*What you will do:*
Leaving out the pictures, retype all the material exactly.

*Data extract:*
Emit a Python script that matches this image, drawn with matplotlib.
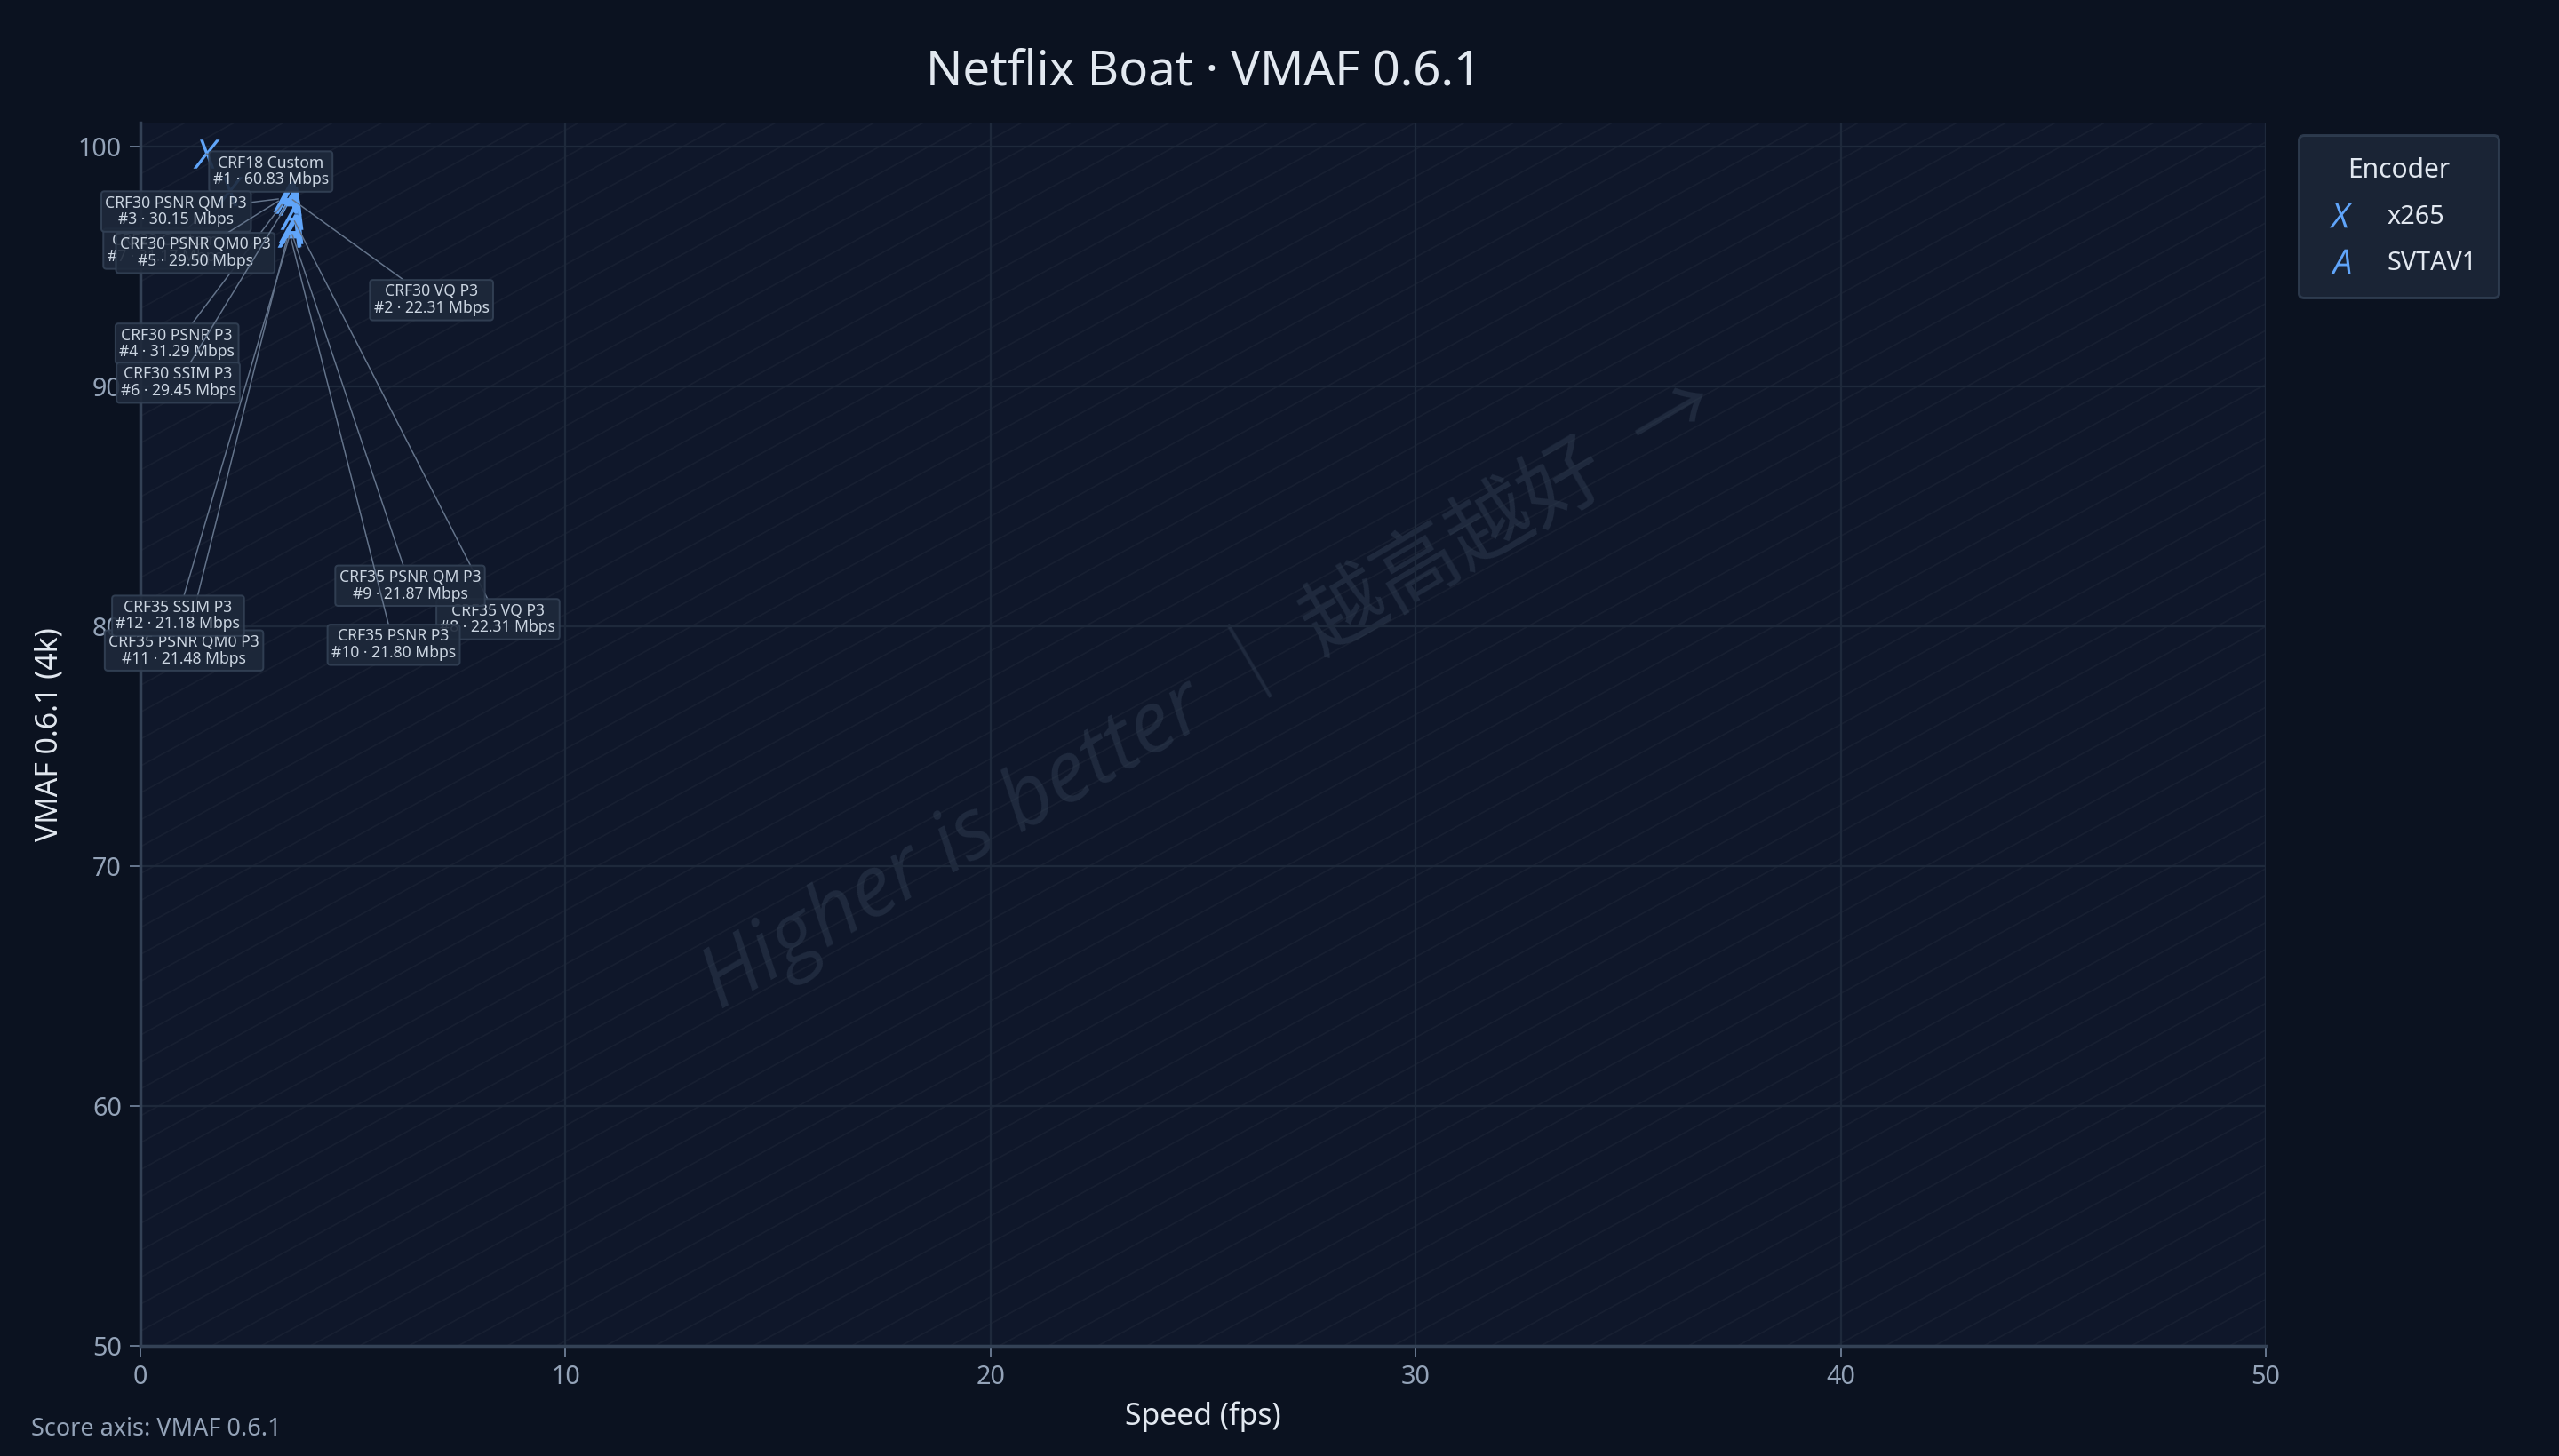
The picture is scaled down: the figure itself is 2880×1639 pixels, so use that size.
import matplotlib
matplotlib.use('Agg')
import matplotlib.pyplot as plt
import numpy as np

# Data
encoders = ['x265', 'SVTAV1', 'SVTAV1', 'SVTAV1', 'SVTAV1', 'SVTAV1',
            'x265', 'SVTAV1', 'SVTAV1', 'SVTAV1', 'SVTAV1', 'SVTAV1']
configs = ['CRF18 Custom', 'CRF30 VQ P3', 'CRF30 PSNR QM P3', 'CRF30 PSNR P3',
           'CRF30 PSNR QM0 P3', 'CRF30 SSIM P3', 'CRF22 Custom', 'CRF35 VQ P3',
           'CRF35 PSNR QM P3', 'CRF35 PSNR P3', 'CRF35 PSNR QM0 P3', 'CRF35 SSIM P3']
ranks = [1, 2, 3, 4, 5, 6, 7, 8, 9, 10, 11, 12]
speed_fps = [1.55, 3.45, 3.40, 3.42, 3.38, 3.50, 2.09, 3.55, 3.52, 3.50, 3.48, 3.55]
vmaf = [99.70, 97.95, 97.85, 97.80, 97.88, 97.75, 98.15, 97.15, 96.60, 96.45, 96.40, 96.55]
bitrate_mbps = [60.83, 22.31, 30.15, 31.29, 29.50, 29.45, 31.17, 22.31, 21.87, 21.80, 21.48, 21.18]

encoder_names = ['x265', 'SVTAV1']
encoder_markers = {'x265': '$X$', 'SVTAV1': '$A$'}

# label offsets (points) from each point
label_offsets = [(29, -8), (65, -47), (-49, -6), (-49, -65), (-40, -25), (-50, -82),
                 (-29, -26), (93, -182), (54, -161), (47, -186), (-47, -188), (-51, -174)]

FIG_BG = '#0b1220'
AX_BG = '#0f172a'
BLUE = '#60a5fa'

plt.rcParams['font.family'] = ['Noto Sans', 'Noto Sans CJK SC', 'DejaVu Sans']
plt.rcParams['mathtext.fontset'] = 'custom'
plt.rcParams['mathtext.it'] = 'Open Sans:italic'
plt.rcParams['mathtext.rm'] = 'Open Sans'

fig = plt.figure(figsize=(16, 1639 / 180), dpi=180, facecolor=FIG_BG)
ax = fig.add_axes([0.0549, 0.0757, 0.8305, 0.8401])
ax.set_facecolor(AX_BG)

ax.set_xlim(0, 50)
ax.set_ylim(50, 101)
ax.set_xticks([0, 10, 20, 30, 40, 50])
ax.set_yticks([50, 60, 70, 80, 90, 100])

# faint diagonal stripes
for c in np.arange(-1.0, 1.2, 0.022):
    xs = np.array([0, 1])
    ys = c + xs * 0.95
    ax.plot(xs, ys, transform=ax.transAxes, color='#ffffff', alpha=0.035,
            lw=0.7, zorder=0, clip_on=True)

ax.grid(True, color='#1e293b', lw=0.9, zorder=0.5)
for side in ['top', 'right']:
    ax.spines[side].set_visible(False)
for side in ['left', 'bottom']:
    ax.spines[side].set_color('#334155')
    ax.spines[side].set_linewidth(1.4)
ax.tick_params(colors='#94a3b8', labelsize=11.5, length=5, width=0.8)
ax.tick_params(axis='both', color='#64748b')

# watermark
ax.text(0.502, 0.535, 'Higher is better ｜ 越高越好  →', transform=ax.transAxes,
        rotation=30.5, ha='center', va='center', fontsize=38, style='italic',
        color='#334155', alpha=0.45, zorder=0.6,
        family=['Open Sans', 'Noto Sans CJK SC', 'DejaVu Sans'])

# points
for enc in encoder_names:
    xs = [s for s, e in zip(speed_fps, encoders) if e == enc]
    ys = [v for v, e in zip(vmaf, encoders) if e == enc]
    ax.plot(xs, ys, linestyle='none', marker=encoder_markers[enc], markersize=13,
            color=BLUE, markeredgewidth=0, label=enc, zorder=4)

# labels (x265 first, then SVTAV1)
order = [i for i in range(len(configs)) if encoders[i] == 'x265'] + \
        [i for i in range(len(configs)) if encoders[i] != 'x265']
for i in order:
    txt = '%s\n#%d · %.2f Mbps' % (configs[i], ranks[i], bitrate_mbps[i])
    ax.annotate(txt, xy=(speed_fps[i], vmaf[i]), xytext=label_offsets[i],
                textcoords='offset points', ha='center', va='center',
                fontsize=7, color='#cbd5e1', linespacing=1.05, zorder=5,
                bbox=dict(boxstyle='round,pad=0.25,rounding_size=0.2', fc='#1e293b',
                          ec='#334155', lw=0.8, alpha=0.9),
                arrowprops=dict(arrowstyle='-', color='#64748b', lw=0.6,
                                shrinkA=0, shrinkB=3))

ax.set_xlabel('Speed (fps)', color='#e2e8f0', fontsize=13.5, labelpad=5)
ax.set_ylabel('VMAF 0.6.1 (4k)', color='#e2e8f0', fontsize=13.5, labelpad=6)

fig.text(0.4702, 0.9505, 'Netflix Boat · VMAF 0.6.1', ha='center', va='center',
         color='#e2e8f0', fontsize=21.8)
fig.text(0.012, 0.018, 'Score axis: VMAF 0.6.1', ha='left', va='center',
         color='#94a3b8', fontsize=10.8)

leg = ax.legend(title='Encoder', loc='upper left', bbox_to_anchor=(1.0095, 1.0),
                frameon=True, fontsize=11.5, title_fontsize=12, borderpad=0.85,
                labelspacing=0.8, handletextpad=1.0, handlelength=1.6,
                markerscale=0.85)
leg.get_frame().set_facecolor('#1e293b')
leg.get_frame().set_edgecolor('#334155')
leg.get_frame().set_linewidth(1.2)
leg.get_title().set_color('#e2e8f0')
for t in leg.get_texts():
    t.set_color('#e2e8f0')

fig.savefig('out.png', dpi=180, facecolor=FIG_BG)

*Problem solution:*
Emit a Python script that matches this image, drawn with matplotlib.
The picture is scaled down: the figure itself is 2880×1639 pixels, so use that size.
import matplotlib
matplotlib.use('Agg')
import matplotlib.pyplot as plt
import numpy as np

# Data
encoders = ['x265', 'SVTAV1', 'SVTAV1', 'SVTAV1', 'SVTAV1', 'SVTAV1',
            'x265', 'SVTAV1', 'SVTAV1', 'SVTAV1', 'SVTAV1', 'SVTAV1']
configs = ['CRF18 Custom', 'CRF30 VQ P3', 'CRF30 PSNR QM P3', 'CRF30 PSNR P3',
           'CRF30 PSNR QM0 P3', 'CRF30 SSIM P3', 'CRF22 Custom', 'CRF35 VQ P3',
           'CRF35 PSNR QM P3', 'CRF35 PSNR P3', 'CRF35 PSNR QM0 P3', 'CRF35 SSIM P3']
ranks = [1, 2, 3, 4, 5, 6, 7, 8, 9, 10, 11, 12]
speed_fps = [1.55, 3.45, 3.40, 3.42, 3.38, 3.50, 2.09, 3.55, 3.52, 3.50, 3.48, 3.55]
vmaf = [99.70, 97.95, 97.85, 97.80, 97.88, 97.75, 98.15, 97.15, 96.60, 96.45, 96.40, 96.55]
bitrate_mbps = [60.83, 22.31, 30.15, 31.29, 29.50, 29.45, 31.17, 22.31, 21.87, 21.80, 21.48, 21.18]

encoder_names = ['x265', 'SVTAV1']
encoder_markers = {'x265': '$X$', 'SVTAV1': '$A$'}

# label offsets (points) from each point
label_offsets = [(29, -8), (65, -47), (-49, -6), (-49, -65), (-40, -25), (-50, -82),
                 (-29, -26), (93, -182), (54, -161), (47, -186), (-47, -188), (-51, -174)]

FIG_BG = '#0b1220'
AX_BG = '#0f172a'
BLUE = '#60a5fa'

plt.rcParams['font.family'] = ['Noto Sans', 'Noto Sans CJK SC', 'DejaVu Sans']
plt.rcParams['mathtext.fontset'] = 'custom'
plt.rcParams['mathtext.it'] = 'Open Sans:italic'
plt.rcParams['mathtext.rm'] = 'Open Sans'

fig = plt.figure(figsize=(16, 1639 / 180), dpi=180, facecolor=FIG_BG)
ax = fig.add_axes([0.0549, 0.0757, 0.8305, 0.8401])
ax.set_facecolor(AX_BG)

ax.set_xlim(0, 50)
ax.set_ylim(50, 101)
ax.set_xticks([0, 10, 20, 30, 40, 50])
ax.set_yticks([50, 60, 70, 80, 90, 100])

# faint diagonal stripes
for c in np.arange(-1.0, 1.2, 0.022):
    xs = np.array([0, 1])
    ys = c + xs * 0.95
    ax.plot(xs, ys, transform=ax.transAxes, color='#ffffff', alpha=0.035,
            lw=0.7, zorder=0, clip_on=True)

ax.grid(True, color='#1e293b', lw=0.9, zorder=0.5)
for side in ['top', 'right']:
    ax.spines[side].set_visible(False)
for side in ['left', 'bottom']:
    ax.spines[side].set_color('#334155')
    ax.spines[side].set_linewidth(1.4)
ax.tick_params(colors='#94a3b8', labelsize=11.5, length=5, width=0.8)
ax.tick_params(axis='both', color='#64748b')

# watermark
ax.text(0.502, 0.535, 'Higher is better ｜ 越高越好  →', transform=ax.transAxes,
        rotation=30.5, ha='center', va='center', fontsize=38, style='italic',
        color='#334155', alpha=0.45, zorder=0.6,
        family=['Open Sans', 'Noto Sans CJK SC', 'DejaVu Sans'])

# points
for enc in encoder_names:
    xs = [s for s, e in zip(speed_fps, encoders) if e == enc]
    ys = [v for v, e in zip(vmaf, encoders) if e == enc]
    ax.plot(xs, ys, linestyle='none', marker=encoder_markers[enc], markersize=13,
            color=BLUE, markeredgewidth=0, label=enc, zorder=4)

# labels (x265 first, then SVTAV1)
order = [i for i in range(len(configs)) if encoders[i] == 'x265'] + \
        [i for i in range(len(configs)) if encoders[i] != 'x265']
for i in order:
    txt = '%s\n#%d · %.2f Mbps' % (configs[i], ranks[i], bitrate_mbps[i])
    ax.annotate(txt, xy=(speed_fps[i], vmaf[i]), xytext=label_offsets[i],
                textcoords='offset points', ha='center', va='center',
                fontsize=7, color='#cbd5e1', linespacing=1.05, zorder=5,
                bbox=dict(boxstyle='round,pad=0.25,rounding_size=0.2', fc='#1e293b',
                          ec='#334155', lw=0.8, alpha=0.9),
                arrowprops=dict(arrowstyle='-', color='#64748b', lw=0.6,
                                shrinkA=0, shrinkB=3))

ax.set_xlabel('Speed (fps)', color='#e2e8f0', fontsize=13.5, labelpad=5)
ax.set_ylabel('VMAF 0.6.1 (4k)', color='#e2e8f0', fontsize=13.5, labelpad=6)

fig.text(0.4702, 0.9505, 'Netflix Boat · VMAF 0.6.1', ha='center', va='center',
         color='#e2e8f0', fontsize=21.8)
fig.text(0.012, 0.018, 'Score axis: VMAF 0.6.1', ha='left', va='center',
         color='#94a3b8', fontsize=10.8)

leg = ax.legend(title='Encoder', loc='upper left', bbox_to_anchor=(1.0095, 1.0),
                frameon=True, fontsize=11.5, title_fontsize=12, borderpad=0.85,
                labelspacing=0.8, handletextpad=1.0, handlelength=1.6,
                markerscale=0.85)
leg.get_frame().set_facecolor('#1e293b')
leg.get_frame().set_edgecolor('#334155')
leg.get_frame().set_linewidth(1.2)
leg.get_title().set_color('#e2e8f0')
for t in leg.get_texts():
    t.set_color('#e2e8f0')

fig.savefig('out.png', dpi=180, facecolor=FIG_BG)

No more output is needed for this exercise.